*Stated goal*
Keep only those lines of the records that include the string "matplotlib".

*Records provided*

......

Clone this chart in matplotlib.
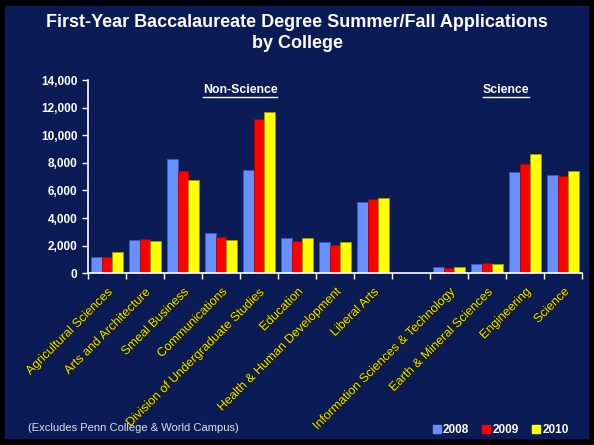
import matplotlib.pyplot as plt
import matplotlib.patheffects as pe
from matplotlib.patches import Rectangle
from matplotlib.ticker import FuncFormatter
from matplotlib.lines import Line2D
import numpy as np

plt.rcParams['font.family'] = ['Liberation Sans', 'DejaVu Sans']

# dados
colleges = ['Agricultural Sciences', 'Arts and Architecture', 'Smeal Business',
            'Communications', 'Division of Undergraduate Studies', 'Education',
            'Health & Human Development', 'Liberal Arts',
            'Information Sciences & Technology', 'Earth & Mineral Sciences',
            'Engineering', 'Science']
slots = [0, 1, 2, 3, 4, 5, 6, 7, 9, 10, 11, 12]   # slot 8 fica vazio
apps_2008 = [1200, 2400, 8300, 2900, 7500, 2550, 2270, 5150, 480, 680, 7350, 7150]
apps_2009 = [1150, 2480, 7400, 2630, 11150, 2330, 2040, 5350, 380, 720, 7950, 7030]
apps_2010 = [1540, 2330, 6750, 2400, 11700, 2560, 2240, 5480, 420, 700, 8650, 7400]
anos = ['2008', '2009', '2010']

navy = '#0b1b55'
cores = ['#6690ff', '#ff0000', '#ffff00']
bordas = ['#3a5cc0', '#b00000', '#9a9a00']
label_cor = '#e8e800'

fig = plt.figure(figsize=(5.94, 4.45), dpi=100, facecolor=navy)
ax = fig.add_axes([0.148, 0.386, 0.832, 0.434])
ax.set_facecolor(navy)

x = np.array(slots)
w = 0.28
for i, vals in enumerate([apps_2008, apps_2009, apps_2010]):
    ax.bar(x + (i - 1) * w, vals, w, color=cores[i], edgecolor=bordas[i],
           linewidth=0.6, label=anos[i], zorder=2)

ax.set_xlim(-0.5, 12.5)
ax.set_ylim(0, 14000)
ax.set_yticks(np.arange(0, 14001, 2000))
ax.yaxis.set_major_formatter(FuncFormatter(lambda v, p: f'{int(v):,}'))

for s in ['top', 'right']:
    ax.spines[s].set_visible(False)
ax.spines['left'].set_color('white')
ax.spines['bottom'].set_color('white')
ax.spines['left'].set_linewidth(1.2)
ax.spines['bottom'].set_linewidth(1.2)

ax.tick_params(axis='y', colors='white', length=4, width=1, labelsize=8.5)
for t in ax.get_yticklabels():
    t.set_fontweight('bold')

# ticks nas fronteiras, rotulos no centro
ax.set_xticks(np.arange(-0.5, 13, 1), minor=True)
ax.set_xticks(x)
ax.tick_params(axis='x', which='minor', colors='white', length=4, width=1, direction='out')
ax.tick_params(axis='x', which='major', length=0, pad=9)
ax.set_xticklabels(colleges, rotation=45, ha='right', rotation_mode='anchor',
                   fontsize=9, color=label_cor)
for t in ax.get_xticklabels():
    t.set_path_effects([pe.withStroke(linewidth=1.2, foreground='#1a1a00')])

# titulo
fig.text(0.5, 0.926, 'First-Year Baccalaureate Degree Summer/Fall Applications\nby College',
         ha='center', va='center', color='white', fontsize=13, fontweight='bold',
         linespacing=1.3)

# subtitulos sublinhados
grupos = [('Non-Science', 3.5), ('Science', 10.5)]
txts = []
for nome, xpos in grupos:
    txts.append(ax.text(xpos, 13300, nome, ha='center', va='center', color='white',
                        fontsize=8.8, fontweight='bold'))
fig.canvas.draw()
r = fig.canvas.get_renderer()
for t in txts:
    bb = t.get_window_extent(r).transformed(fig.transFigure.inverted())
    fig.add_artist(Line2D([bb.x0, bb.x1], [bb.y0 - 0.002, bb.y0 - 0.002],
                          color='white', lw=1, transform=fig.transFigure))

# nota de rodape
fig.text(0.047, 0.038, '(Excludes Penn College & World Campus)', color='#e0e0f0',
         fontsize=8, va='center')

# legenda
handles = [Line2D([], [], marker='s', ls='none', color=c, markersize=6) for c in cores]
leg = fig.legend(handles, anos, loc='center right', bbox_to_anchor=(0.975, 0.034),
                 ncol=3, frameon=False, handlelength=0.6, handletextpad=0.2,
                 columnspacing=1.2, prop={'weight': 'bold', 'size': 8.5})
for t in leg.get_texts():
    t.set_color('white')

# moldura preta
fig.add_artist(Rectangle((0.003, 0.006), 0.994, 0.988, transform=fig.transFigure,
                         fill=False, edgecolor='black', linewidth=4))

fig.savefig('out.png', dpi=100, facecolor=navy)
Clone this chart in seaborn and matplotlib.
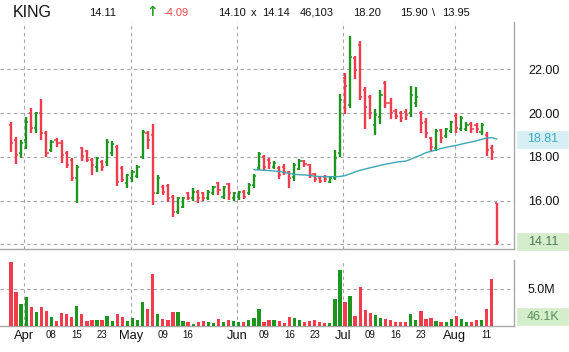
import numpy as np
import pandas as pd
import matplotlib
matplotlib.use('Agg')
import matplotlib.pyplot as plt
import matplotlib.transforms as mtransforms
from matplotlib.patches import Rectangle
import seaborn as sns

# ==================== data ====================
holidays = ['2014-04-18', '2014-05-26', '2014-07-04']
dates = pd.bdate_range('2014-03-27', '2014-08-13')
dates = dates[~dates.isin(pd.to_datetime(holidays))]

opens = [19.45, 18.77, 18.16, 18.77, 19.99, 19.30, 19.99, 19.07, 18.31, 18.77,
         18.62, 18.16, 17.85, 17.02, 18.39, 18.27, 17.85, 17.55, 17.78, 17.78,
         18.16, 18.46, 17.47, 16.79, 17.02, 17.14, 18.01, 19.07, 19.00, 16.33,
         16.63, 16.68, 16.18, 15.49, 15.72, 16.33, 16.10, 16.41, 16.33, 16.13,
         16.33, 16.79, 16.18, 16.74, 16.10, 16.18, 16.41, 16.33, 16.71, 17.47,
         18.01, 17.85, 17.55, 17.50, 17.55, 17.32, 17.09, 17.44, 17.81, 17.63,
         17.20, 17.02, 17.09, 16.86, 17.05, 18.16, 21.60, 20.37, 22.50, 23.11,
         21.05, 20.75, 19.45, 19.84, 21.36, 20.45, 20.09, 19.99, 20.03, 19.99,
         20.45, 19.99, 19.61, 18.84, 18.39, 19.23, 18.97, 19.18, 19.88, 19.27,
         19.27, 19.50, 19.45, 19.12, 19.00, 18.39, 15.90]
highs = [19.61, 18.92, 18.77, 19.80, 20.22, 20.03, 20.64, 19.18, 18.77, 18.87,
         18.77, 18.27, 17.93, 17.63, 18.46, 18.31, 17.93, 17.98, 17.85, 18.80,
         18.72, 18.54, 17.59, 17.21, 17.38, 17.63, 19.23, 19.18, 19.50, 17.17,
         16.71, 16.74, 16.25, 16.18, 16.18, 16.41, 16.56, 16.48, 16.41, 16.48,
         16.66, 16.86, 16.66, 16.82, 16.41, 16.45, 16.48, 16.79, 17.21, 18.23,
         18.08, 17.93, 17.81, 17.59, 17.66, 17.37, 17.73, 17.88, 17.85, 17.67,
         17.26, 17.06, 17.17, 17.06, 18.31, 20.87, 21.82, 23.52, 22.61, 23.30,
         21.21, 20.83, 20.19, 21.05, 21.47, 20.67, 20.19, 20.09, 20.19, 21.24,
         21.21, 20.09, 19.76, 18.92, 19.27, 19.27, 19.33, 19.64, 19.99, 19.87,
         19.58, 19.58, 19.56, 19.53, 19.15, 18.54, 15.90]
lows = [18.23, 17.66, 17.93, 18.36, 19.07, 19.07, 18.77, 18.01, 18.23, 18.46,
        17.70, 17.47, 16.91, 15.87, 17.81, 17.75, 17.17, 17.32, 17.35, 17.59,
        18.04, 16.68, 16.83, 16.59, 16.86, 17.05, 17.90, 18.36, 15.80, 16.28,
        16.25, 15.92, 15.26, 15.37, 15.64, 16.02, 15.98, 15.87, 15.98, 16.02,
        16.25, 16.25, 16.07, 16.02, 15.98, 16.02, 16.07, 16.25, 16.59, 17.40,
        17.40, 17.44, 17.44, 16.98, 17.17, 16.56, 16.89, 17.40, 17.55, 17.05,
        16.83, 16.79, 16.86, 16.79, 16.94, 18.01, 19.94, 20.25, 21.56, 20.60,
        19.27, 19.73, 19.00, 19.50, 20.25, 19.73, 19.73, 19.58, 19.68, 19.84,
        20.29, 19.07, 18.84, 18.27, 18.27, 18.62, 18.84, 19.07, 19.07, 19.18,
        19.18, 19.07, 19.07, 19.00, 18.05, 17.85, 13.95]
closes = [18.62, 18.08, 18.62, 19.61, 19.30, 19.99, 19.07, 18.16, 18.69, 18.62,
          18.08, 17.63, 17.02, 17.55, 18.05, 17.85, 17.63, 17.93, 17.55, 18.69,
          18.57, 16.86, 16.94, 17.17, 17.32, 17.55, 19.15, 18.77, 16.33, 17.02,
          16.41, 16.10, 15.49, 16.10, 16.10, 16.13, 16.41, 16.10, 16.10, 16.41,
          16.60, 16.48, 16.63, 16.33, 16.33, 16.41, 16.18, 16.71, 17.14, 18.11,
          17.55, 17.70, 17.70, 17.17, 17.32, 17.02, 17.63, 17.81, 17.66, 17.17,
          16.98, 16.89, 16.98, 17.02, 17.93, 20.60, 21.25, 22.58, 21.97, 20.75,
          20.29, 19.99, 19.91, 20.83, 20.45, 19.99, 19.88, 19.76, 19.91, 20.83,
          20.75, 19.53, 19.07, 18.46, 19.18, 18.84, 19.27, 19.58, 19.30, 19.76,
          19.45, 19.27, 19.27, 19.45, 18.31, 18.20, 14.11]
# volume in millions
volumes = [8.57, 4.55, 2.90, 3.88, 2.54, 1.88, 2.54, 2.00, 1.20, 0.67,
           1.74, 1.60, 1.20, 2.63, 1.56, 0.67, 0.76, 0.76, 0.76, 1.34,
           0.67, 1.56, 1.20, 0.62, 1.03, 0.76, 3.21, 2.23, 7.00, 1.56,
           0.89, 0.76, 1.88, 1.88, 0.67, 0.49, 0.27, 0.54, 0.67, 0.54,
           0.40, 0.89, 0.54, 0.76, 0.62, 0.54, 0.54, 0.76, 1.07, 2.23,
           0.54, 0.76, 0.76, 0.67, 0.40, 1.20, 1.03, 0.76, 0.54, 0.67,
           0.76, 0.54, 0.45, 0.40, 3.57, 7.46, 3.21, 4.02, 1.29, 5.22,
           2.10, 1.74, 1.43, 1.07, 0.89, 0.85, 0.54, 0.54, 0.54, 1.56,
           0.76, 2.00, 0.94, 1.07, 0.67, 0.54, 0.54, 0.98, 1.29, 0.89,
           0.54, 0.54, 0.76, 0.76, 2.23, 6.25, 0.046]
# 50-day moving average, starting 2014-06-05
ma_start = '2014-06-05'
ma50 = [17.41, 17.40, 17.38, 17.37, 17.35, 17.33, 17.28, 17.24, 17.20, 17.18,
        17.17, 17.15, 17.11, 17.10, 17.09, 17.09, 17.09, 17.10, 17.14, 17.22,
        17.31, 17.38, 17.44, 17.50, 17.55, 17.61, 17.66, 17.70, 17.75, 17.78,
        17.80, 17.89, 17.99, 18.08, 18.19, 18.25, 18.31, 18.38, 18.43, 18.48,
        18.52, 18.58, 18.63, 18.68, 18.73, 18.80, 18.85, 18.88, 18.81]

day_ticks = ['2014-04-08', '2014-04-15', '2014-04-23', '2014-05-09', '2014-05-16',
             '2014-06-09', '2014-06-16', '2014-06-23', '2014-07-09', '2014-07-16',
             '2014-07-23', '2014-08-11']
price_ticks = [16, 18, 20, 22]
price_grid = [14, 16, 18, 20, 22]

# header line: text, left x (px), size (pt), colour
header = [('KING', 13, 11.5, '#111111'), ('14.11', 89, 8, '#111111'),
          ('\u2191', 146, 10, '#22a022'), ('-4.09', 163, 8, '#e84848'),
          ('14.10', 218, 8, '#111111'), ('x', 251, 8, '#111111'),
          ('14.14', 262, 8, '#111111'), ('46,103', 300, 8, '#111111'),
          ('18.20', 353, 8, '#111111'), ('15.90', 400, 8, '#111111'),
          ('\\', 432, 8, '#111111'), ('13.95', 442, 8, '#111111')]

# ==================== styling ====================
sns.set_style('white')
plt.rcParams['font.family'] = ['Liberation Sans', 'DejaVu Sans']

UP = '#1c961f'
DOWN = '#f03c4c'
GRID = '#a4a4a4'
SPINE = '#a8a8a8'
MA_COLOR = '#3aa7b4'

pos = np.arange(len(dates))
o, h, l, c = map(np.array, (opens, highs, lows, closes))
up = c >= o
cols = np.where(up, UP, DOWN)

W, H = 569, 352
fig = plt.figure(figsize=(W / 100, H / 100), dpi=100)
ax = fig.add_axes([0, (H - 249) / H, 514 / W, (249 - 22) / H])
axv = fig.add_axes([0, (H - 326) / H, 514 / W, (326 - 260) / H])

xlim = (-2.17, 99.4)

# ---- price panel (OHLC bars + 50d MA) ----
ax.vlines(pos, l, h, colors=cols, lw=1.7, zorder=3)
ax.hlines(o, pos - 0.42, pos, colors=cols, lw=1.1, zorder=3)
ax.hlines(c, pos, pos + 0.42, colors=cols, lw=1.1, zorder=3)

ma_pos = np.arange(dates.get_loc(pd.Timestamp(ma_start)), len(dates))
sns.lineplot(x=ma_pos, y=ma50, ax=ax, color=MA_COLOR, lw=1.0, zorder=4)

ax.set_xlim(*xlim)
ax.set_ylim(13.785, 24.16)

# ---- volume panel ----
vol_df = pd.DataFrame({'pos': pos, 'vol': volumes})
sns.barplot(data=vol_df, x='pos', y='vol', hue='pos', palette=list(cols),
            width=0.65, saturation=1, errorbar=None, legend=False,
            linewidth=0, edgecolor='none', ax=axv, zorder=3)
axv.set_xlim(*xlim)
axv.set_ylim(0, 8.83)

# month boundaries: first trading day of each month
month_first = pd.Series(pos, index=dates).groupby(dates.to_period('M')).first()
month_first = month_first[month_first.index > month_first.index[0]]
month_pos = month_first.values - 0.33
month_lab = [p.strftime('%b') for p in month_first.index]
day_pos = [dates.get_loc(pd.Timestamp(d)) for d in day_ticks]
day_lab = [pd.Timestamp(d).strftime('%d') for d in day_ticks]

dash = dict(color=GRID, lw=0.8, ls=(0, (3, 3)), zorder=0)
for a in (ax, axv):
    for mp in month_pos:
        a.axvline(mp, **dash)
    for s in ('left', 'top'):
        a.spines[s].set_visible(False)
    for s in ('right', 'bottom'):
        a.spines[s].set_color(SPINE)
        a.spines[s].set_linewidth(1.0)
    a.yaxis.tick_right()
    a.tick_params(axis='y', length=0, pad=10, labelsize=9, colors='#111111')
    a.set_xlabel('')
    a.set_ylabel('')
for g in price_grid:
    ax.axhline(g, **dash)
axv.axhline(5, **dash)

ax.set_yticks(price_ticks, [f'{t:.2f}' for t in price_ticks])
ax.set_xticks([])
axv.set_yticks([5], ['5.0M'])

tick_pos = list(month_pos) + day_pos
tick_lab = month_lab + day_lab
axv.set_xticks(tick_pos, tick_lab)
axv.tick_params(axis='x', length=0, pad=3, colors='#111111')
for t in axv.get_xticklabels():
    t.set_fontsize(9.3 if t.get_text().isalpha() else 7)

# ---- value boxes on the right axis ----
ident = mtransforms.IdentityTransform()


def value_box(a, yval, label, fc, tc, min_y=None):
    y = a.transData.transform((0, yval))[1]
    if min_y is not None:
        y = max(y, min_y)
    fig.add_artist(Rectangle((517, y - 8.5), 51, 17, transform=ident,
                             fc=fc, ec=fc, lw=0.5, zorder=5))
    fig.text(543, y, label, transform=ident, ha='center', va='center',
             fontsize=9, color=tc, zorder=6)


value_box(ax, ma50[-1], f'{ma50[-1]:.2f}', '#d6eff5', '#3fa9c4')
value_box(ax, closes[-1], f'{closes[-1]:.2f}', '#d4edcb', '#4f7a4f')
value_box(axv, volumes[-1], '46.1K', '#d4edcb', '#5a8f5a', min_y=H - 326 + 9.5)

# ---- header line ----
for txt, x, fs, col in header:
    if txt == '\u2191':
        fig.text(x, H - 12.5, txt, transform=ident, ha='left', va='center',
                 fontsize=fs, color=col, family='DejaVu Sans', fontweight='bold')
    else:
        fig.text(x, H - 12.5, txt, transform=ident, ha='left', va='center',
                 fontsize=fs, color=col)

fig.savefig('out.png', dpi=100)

......

*Complete response*
Clone this chart in matplotlib.
import matplotlib.pyplot as plt
import matplotlib.patheffects as pe
from matplotlib.patches import Rectangle
from matplotlib.ticker import FuncFormatter
from matplotlib.lines import Line2D
Clone this chart in seaborn and matplotlib.
import matplotlib
matplotlib.use('Agg')
import matplotlib.pyplot as plt
import matplotlib.transforms as mtransforms
from matplotlib.patches import Rectangle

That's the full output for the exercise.